For a while I wondered if I’d missed something. How’s that a subversion? How’s that an antithesis? That’s just a plot reason for why she has to dress like that, isn’t it? The Human Centipede has narrative reasons for showing torture footage, but it’s not a satire on body-horror. It’s just the story bending over backwards to fit in the shots that the director wanted to see.

It would be a satire or a clever take if Quiet was secretly a pre-op transexual, or weighed three hundred pounds, because it would be playing on the expectations of the audience. But this is just exhibitionism with the reason made up after the facts. Kojima wanted a sexy character, he’s said as much in interviews. And if he really wants one, then just go ahead and do it, but don’t lie and claim it’s more than it is, i.e., masturbation fodder for those who don’t have a steady internet connection. You can’t have your birthday cake stripper AND eat her too.

Wait, let me rephrase that.

MGSV Soldiers

Who shall we pick? Brutal Slug, Hissing Whale, or the legendary Frigid Moth?

On the whole, the game suffers from one problem – flabbiness. There’s a bit too much of everything, like the editor was late to the offices and didn’t have time to cut it down properly. Too many mechanics, too much dialogue, too long an intro, too much fast-travel. Whilst a sandbox is only as good as its contents, a lot of that stuff just isn’t needed or looks a bit dull.

And yet I’m still looking forward to restarting and getting back to where I was, because there’s a lot of fun to be had here.

That’s the key – to look at the game as a whole reveals the flaws, so it’s more about the moment-to-moment encounters. Dropping into the midst of four thugs and taking them all out with a series of kung-fu kicks and punches, lying face down in the grass as a whole platoon moves past, missing you by inches, or charging out of a base on a bipedal robot chassis, firing your minigun like a madman as a support chopper comes in to help, all the while blaring “The Final Countdown” – those are the moments you take with you, the wheat pulled triumphantly from the chaff, and they’re enough to cancel out any other flaws the game might have.

The Phantom Pain is not perfect, not by a long way, but I could never stay mad at it for long because it’s just too satisfying to play. Now I need to make a new save and rebuild everything I lost before. I can’t say it’s not appropriate.

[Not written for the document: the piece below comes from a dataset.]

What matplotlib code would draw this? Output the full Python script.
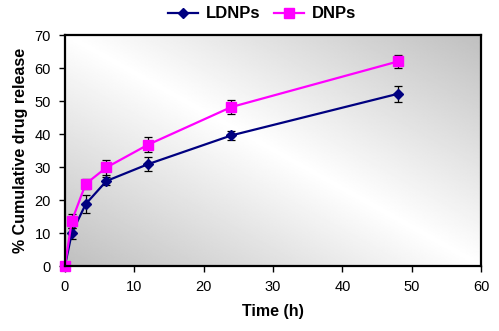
import matplotlib
matplotlib.use("Agg")
import matplotlib.pyplot as plt
import numpy as np

plt.rcParams.update({
    "font.family": ["Liberation Sans", "DejaVu Sans"],
    "font.size": 10.5,
})

# Release profiles (mean ± SD) over time
time_h = [0, 1, 3, 6, 12, 24, 48]
ldnps = [0, 10.0, 18.8, 25.8, 30.9, 39.6, 52.2]
ldnps_err = [0, 1.7, 2.6, 1.3, 2.2, 1.3, 2.5]
dnps = [0, 13.7, 24.9, 29.9, 36.8, 48.2, 62.0]
dnps_err = [0, 2.0, 1.5, 2.3, 2.3, 2.1, 1.9]

fig = plt.figure(figsize=(4.99, 3.31), dpi=100)
ax = fig.add_axes([0.130, 0.196, 0.834, 0.698])

# Diagonal grey-white-grey background inside the plot area
u, v = np.meshgrid(np.linspace(0, 1, 300), np.linspace(0, 1, 200))
shade = 1 - 0.25 * np.abs(u + v - 1)
ax.imshow(shade, cmap="gray", vmin=0, vmax=1, origin="lower",
          extent=[0, 1, 0, 1], transform=ax.transAxes, aspect="auto",
          interpolation="bilinear", zorder=0)

ax.errorbar(time_h, ldnps, yerr=ldnps_err, color="#000080", lw=1.6,
            marker="D", ms=5.5, ecolor="black", elinewidth=0.9, capsize=3,
            capthick=0.9, label="LDNPs", zorder=3, clip_on=False)
ax.errorbar(time_h, dnps, yerr=dnps_err, color="#FF00FF", lw=1.6,
            marker="s", ms=6.5, ecolor="black", elinewidth=0.9, capsize=3,
            capthick=0.9, label="DNPs", zorder=4, clip_on=False)

ax.set_xlim(0, 60)
ax.set_ylim(0, 70)
ax.set_xticks(range(0, 61, 10))
ax.set_yticks(range(0, 71, 10))
ax.tick_params(direction="out", length=4, width=1, pad=6)
for s in ax.spines.values():
    s.set_linewidth(1.6)
    s.set_zorder(5)

ax.set_xlabel("Time (h)", fontweight="bold", fontsize=11.5, labelpad=7)
ax.set_ylabel("% Cumulative drug release", fontweight="bold", fontsize=11.5,
              labelpad=5)

handles, labels = ax.get_legend_handles_labels()
handles = [h[0] for h in handles]
fig.legend(handles, labels, loc="center", bbox_to_anchor=(0.525, 0.958),
           ncol=2, frameon=False, handlelength=1.8, columnspacing=0.8,
           handletextpad=0.5, prop={"weight": "bold", "size": 12})

fig.savefig("out.png", dpi=100)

An over-abundance of bells and whistles can’t quite make me forget that there’s a genuinely excellent rhythm at the centre of it all. A solid stealth system that’s strong enough to drag a brain-damaged plot and a few technical imperfections behind it without slowing it down.
7.5/10

THE NINTENDO CONUNDRUM

Three of the big stories in the last couple of weeks were linked to Nintendo. The first was the announcement of Pokemon: Go, the first proper game in the venerable “Pocket Monsters” franchise to be put on mobiles since the depleted chicken bone that was Pokemon Shuffle – a “match three” game with the little critters’ pictures pasted over the top, the easy option when somebody needs to hammer out a tie-in mobile game and the idea bucket is running so low that it could venture into a combination Fun Run/Limbo contest. Expect Pokemon: Go early next year, if you’re into that sort of thing, or watch the unbelievably cheesy trailer if you want a primer on it.

The second bit of news was the reveal of the new President of Nintendo – Tatsumi Kimishima. He’s replaced the late Iwata as the head of the company, but only for a year and says that he’s basically going to be following the plans set down by his predeccessor. More about this later, but for now just know that something tells me might be a token gesture.

The third story was the release of Super Mario Maker, a game that allows you to make your own Mario levels for yourself and others to enjoy, celebrating the little red plumber’s thirtieth anniversary. I don’t have it, but if I remember the fads in Halo 3 custom maps correctly, I’m pretty sure that about ninety percent of the initial uploads will be enormous shapes of anime girls made of thwomps and strategically placed pipes, as well as about two billion attempts to recreate World 1-1 from Super Mario Bros. If you’re not sure which one that is, then I can tell you this: yes, it’s the one you’re thinking of.

PK Trade

You let your daughter trade a bulbasaur for a vulpix?! WHAT WERE YOU THINKING?!

Super Mario Maker seems odd to me, and more than a little short-sighted. If you stick every mechanic, environment and sprite from the series in there, it stands to reason that just about every map possible is going to get made, in the old “infinite chimps at infinite typewriters” theory that the internet has spent the last two decades confirming.

So here’s the problem – why would anybody buy the inevitable upcoming generic Mario platformers when this game is producing community levels constantly? Yes, there’s going to be a bunch of awful maps made by brain-damaged toddlers that are basically straight lines with goombas marching down them, but if there’s leaderboards involved then sooner or later the good ones are going to rise to the top, like… Actually, a bunch of analogies come to mind for that, but none of them are particularly wholesome, so we’ll let it go.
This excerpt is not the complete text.